Çantaları odalara atıp kısa bir Bozcaada turu attık. İlk dakikada otel gibi adanın da sıcak ve sevimli olduğunu, gürültüyü pek sevmediğini, güzel yemek ve nefis şarap dışında bir amacı olanların adada yeri olmadığını bize hissettirdi. İddia bayinin olmadığını üzülerek öğrendiğimiz çay bahçesinde yenen nefis çiğ börekler günümüzü daha bi anlamlandırdı.
Dar sokaklarda yürürken çok eskilerden tanıdık bir yüzle karşılaştım. Bir dakikalık karşılıklı bir duraksamadan sonra tanıdık yüzün ortaokuldaki tarih öğretmenim Tayfun Bey olduğunu anlayınca sullar seller gibi akan gözyaşlarımla çok sevdiğim hocamı kucakladım. Hıçkırıklar arasından kendisinin Ankara’da öğretmenlik yaptığını öğrenip İstanbul’da bankacılık yaptığımı söyleyebildim.


Mehmet, Utku ve Çağla’nın şaşkın bakışları arasında hocamla vedalaştık. Ekip sergilediğim bu duygusal performanstan etkilenip Ezgi’nin Günlüğü ile gönlümüzü fetheden Sandal’a kendini attı ve şaraplar açıldı. Bu arada Erol kardeş aranarak İddia kuponlarını yatırması sağlandı.

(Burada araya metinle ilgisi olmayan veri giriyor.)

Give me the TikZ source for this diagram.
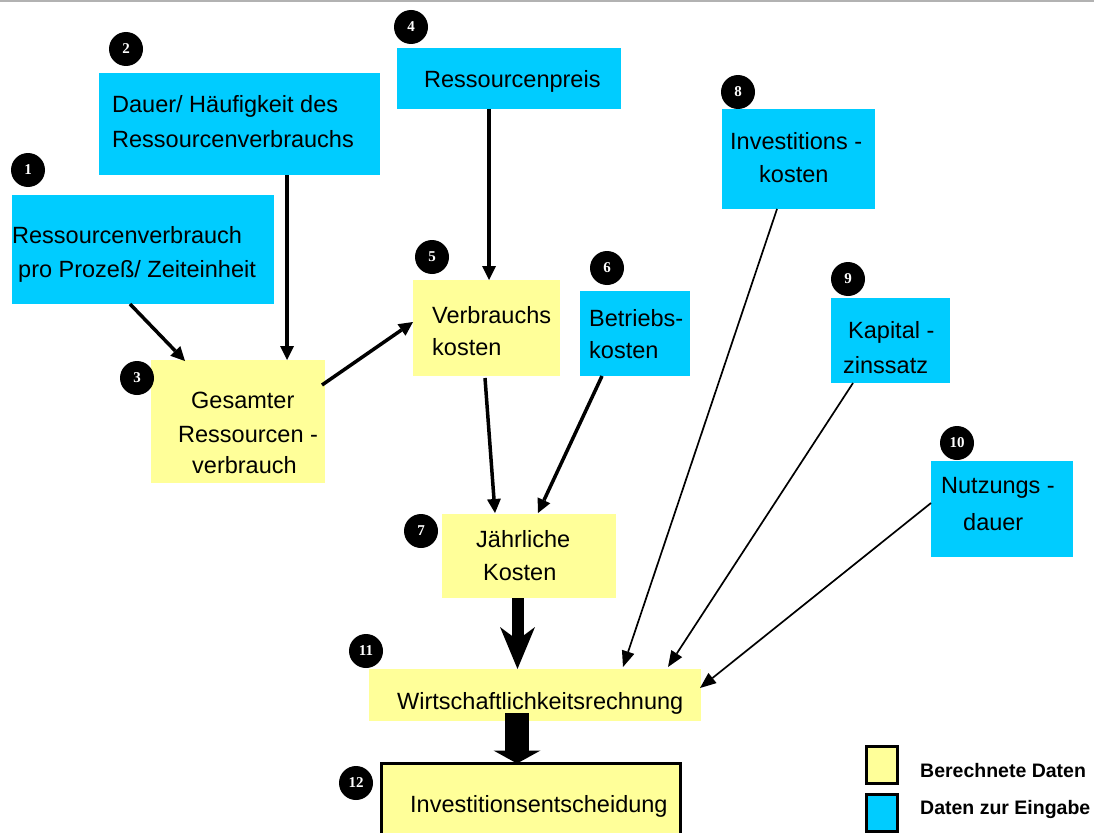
\documentclass[tikz,border=0pt]{standalone}
\usepackage{fontspec}
\setmainfont{Liberation Sans}
\newfontfamily\badgefont{Liberation Serif}
\usetikzlibrary{arrows.meta,calc}
\definecolor{inputblue}{HTML}{00CCFF}
\definecolor{calcyellow}{HTML}{FFFF99}
\begin{document}
\begin{tikzpicture}[x=1pt,y=-1pt,
  box/.style={anchor=north west, inner sep=0pt, outer sep=0pt, draw=none},
  inbox/.style={box, fill=inputblue},
  calcbox/.style={box, fill=calcyellow},
  lbl/.style={anchor=base west, inner sep=0pt, font=\fontsize{23.5}{28}\selectfont},
  leg/.style={anchor=base west, inner sep=0pt, font=\bfseries\fontsize{19.5}{22}\selectfont},
  badge/.style={circle, fill=black, text=white, minimum size=34pt, inner sep=0pt, font=\fontsize{15}{15}\selectfont\badgefont\bfseries},
  flow/.style={line width=3.5pt, -{Triangle[length=14pt,width=14pt,line width=0pt]}},
  thinflow/.style={line width=1.7pt, -{Triangle[length=16pt,width=13pt,line width=0pt]}},
  legbox/.style={draw=black, line width=3pt, minimum width=31pt, minimum height=37pt, inner sep=0pt, anchor=north west}
]
\useasboundingbox (0,0) rectangle (1094,832);
\fill[white] (0,0) rectangle (1094,832);
\draw[line width=2pt, black!30] (0,1) -- (1094,1);

% boxes
\node[inbox, minimum width=262pt, minimum height=109pt] (b1) at (12,195) {};
\node[inbox, minimum width=281pt, minimum height=102pt] (b2) at (99,73) {};
\node[calcbox, minimum width=174pt, minimum height=123pt] (b3) at (151,360) {};
\node[inbox, minimum width=224pt, minimum height=61pt] (b4) at (397,48) {};
\node[calcbox, minimum width=147pt, minimum height=96pt] (b5) at (413,280) {};
\node[inbox, minimum width=110pt, minimum height=85pt] (b6) at (580,291) {};
\node[calcbox, minimum width=174pt, minimum height=84pt] (b7) at (442,514) {};
\node[inbox, minimum width=153pt, minimum height=100pt] (b8) at (722,109) {};
\node[inbox, minimum width=119pt, minimum height=85pt] (b9) at (831,298) {};
\node[inbox, minimum width=142pt, minimum height=96pt] (b10) at (931,461) {};
\node[calcbox, minimum width=332pt, minimum height=52pt] (b11) at (369,669) {};
\node[calcbox, draw=black, line width=3pt, minimum width=299pt, minimum height=90pt] (b12) at (381.5,763.5) {};

% texts
\node[lbl] (t1a) at (12,243) {Ressourcenverbrauch};
\node[lbl] (t1b) at (18,277) {pro Prozeß/ Zeiteinheit};
\node[lbl] (t2a) at (112,113) {Dauer/ Häufigkeit des};
\node[lbl] (t2b) at (112,147) {Ressourcenverbrauchs};
\node[lbl] (t3a) at (191,408) {Gesamter};
\node[lbl] (t3b) at (178,442) {Ressourcen -};
\node[lbl] (t3c) at (192,473) {verbrauch};
\node[lbl] (t4a) at (424,88) {Ressourcenpreis};
\node[lbl] (t5a) at (432,323) {Verbrauchs};
\node[lbl] (t5b) at (432,355) {kosten};
\node[lbl] (t6a) at (589,326) {Betriebs-};
\node[lbl] (t6b) at (589,358) {kosten};
\node[lbl] (t7a) at (476,547) {Jährliche};
\node[lbl] (t7b) at (483,580) {Kosten};
\node[lbl] (t8a) at (730,149) {Investitions -};
\node[lbl] (t8b) at (759,182) {kosten};
\node[lbl] (t9a) at (848,338) {Kapital -};
\node[lbl] (t9b) at (843,373) {zinssatz};
\node[lbl] (t10a) at (941,493) {Nutzungs -};
\node[lbl] (t10b) at (963,530) {dauer};
\node[lbl] (t11a) at (397,709) {Wirtschaftlichkeitsrechnung};
\node[lbl] (t12a) at (410,812) {Investitionsentscheidung};

% badges
\node[badge] (n1) at (28,170) {1};
\node[badge] (n2) at (126,49) {2};
\node[badge] (n3) at (137,378) {3};
\node[badge] (n4) at (411,27) {4};
\node[badge] (n5) at (432,257) {5};
\node[badge] (n6) at (607,268) {6};
\node[badge] (n7) at (421,531) {7};
\node[badge] (n8) at (738,92) {8};
\node[badge] (n9) at (848,279) {9};
\node[badge] (n10) at (957,443) {10};
\node[badge] (n11) at (366,651) {11};
\node[badge] (n12) at (356,783) {12};

% connectors
\draw[flow] ($(b1.south west)+(118,0)$) -- ($(b3.north west)+(34,1)$);
\draw[flow] ($(b2.south west)+(188,0)$) coordinate (s2) -- (s2 |- b3.north);
\draw[flow] ($(b3.north east)+(-3,25)$) -- ($(b5.north west)+(0,42)$);
\draw[flow] ($(b4.south west)+(92,0)$) coordinate (s4) -- (s4 |- b5.north);
\draw[flow] ($(b5.south west)+(72,2)$) -- ($(b7.north west)+(53,-1)$);
\draw[flow] ($(b6.south west)+(22,0)$) -- ($(b7.north west)+(96,-1)$);
\draw[thinflow] ($(b8.south west)+(55,0)$) -- ($(b11.north west)+(254,-2)$);
\draw[thinflow] ($(b9.south west)+(22,0)$) -- ($(b11.north west)+(299,-2)$);
\draw[thinflow] ($(b10.north west)+(0,42)$) -- ($(b11.north east)+(-1,19)$);
\draw[line width=12pt, -{Stealth[length=42pt,width=35pt,inset=13pt,line width=0pt]}]
  ($(b7.south west)+(75.5,0)$) coordinate (s7) -- (s7 |- b11.north);
\draw[line width=24pt, -{Triangle[length=13pt,width=47pt,line width=0pt]}]
  ($(b11.south west)+(148,-8)$) coordinate (s11) -- (s11 |- b12.north);

% legend
\node[legbox, fill=calcyellow] (ly) at (864.5,744.5) {};
\node[legbox, fill=inputblue] (lb) at (864.5,792.5) {};
\node[leg] (lyt) at (920,777) {Berechnete Daten};
\node[leg] (lbt) at (920,814) {Daten zur Eingabe};
\end{tikzpicture}
\end{document}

- Şarap kadehte durduğu gibi durmaaazz..

İki şişe ödüllü 2006 yapımı Çamlıbağ’dan sonra frekanslar şehir gürültüsünden temizlendiğinde kendimizi aldığımız istihbarata güvenerek Lodos’a demirledik. Meze ağırlıklı soframıza yine kırmızı şarap eşlik ederken Çağla ve benim yanaklarımız al al olmuş, başımız dönmeye başlamış ve gözlerimiz kısılmıştı. Erkek takımı bizi otel odasına takriben 22:00 sularında atıp otelin yemek salonunda ikişer tane bira yuvarlayıp geceyi sonlandır(mış)lar.